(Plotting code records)
........

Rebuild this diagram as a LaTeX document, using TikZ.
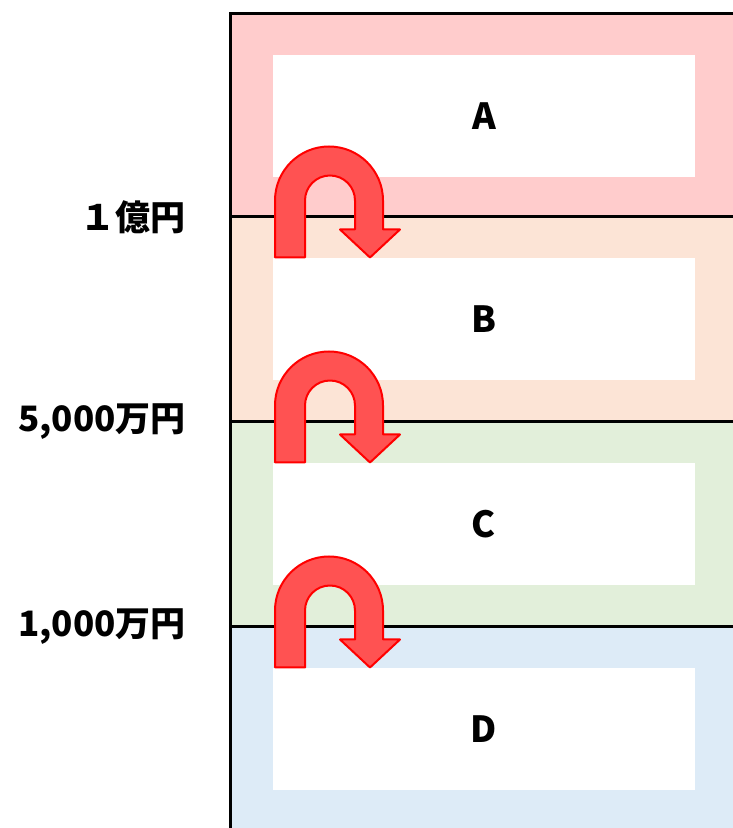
\documentclass[tikz,border=0pt]{standalone}
\usepackage{fontspec}
\setmainfont{Noto Sans CJK JP}
\usepackage{xcolor}
\usepackage{tikz}
\definecolor{BandA}{RGB}{255,204,204}
\definecolor{BandB}{RGB}{252,228,214}
\definecolor{BandC}{RGB}{226,239,218}
\definecolor{BandD}{RGB}{221,235,247}
\definecolor{Turn}{RGB}{255,82,82}
\newcommand{\TaxBand}[3]{% top colour letter
\fill[#2] (231,#1) rectangle (735,#1-209);
\node[cellbox] (cell#3) at (484,#1-102) {#3};
}
\newcommand{\UTurn}[1]{% arc centre
\draw[uturn] (275,#1-57) -- (275,#1) arc[start angle=180,end angle=0,radius=54]
  -- (383,#1-29) -- (400,#1-29) -- (370,#1-57) -- (340,#1-29) -- (355,#1-29)
  -- (355,#1) arc[start angle=0,end angle=180,radius=25] -- (305,#1-57) -- cycle;
}

\begin{document}
\begin{tikzpicture}[x=1pt,y=1pt,
  cellbox/.style={fill=white,minimum width=422pt,minimum height=122pt,inner sep=0pt,
    font=\fontsize{36}{36}\selectfont\bfseries},
  level/.style={anchor=east,inner sep=0pt,font=\fontsize{35}{35}\selectfont\bfseries},
  rule/.style={line width=3pt},
  uturn/.style={fill=Turn,draw=red,line width=2pt,line join=round}]
\useasboundingbox (0,0) rectangle (733,828);
% bands, top to bottom
\TaxBand{814}{BandA}{A}
\TaxBand{611}{BandB}{B}
\TaxBand{406}{BandC}{C}
\TaxBand{201}{BandD}{D}
% frame and borders
\draw[rule] (230.5,-5) -- (230.5,814.5) -- (735,814.5);
\foreach \yb in {611,406,201}
  \draw[rule] (230.5,\yb) -- (735,\yb);
% thresholds
\node[level] (lv1) at (186,611) {１億円};
\node[level] (lv2) at (186,406) {5,000万円};
\node[level] (lv3) at (186,201) {1,000万円};
% step-down arrows
\UTurn{627.5}
\UTurn{422.5}
\UTurn{217.5}
\end{tikzpicture}
\end{document}
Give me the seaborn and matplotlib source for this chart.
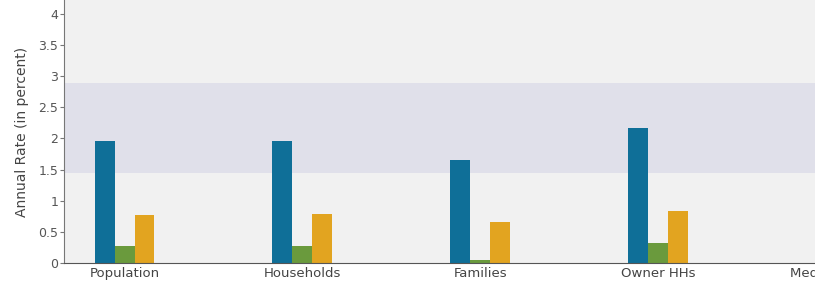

........

— TO DO —
Set each line of the records down exactly, leaving every picture out.

— ANSWER IN FULL —
Rebuild this diagram as a LaTeX document, using TikZ.
\documentclass[tikz,border=0pt]{standalone}
\usepackage{fontspec}
\setmainfont{Noto Sans CJK JP}
\usepackage{xcolor}
\usepackage{tikz}
\definecolor{BandA}{RGB}{255,204,204}
\definecolor{BandB}{RGB}{252,228,214}
\definecolor{BandC}{RGB}{226,239,218}
\definecolor{BandD}{RGB}{221,235,247}
\definecolor{Turn}{RGB}{255,82,82}
\newcommand{\TaxBand}[3]{% top colour letter
\fill[#2] (231,#1) rectangle (735,#1-209);
\node[cellbox] (cell#3) at (484,#1-102) {#3};
}
\newcommand{\UTurn}[1]{% arc centre
\draw[uturn] (275,#1-57) -- (275,#1) arc[start angle=180,end angle=0,radius=54]
  -- (383,#1-29) -- (400,#1-29) -- (370,#1-57) -- (340,#1-29) -- (355,#1-29)
  -- (355,#1) arc[start angle=0,end angle=180,radius=25] -- (305,#1-57) -- cycle;
}

\begin{document}
\begin{tikzpicture}[x=1pt,y=1pt,
  cellbox/.style={fill=white,minimum width=422pt,minimum height=122pt,inner sep=0pt,
    font=\fontsize{36}{36}\selectfont\bfseries},
  level/.style={anchor=east,inner sep=0pt,font=\fontsize{35}{35}\selectfont\bfseries},
  rule/.style={line width=3pt},
  uturn/.style={fill=Turn,draw=red,line width=2pt,line join=round}]
\useasboundingbox (0,0) rectangle (733,828);
% bands, top to bottom
\TaxBand{814}{BandA}{A}
\TaxBand{611}{BandB}{B}
\TaxBand{406}{BandC}{C}
\TaxBand{201}{BandD}{D}
% frame and borders
\draw[rule] (230.5,-5) -- (230.5,814.5) -- (735,814.5);
\foreach \yb in {611,406,201}
  \draw[rule] (230.5,\yb) -- (735,\yb);
% thresholds
\node[level] (lv1) at (186,611) {１億円};
\node[level] (lv2) at (186,406) {5,000万円};
\node[level] (lv3) at (186,201) {1,000万円};
% step-down arrows
\UTurn{627.5}
\UTurn{422.5}
\UTurn{217.5}
\end{tikzpicture}
\end{document}
Give me the seaborn and matplotlib source for this chart.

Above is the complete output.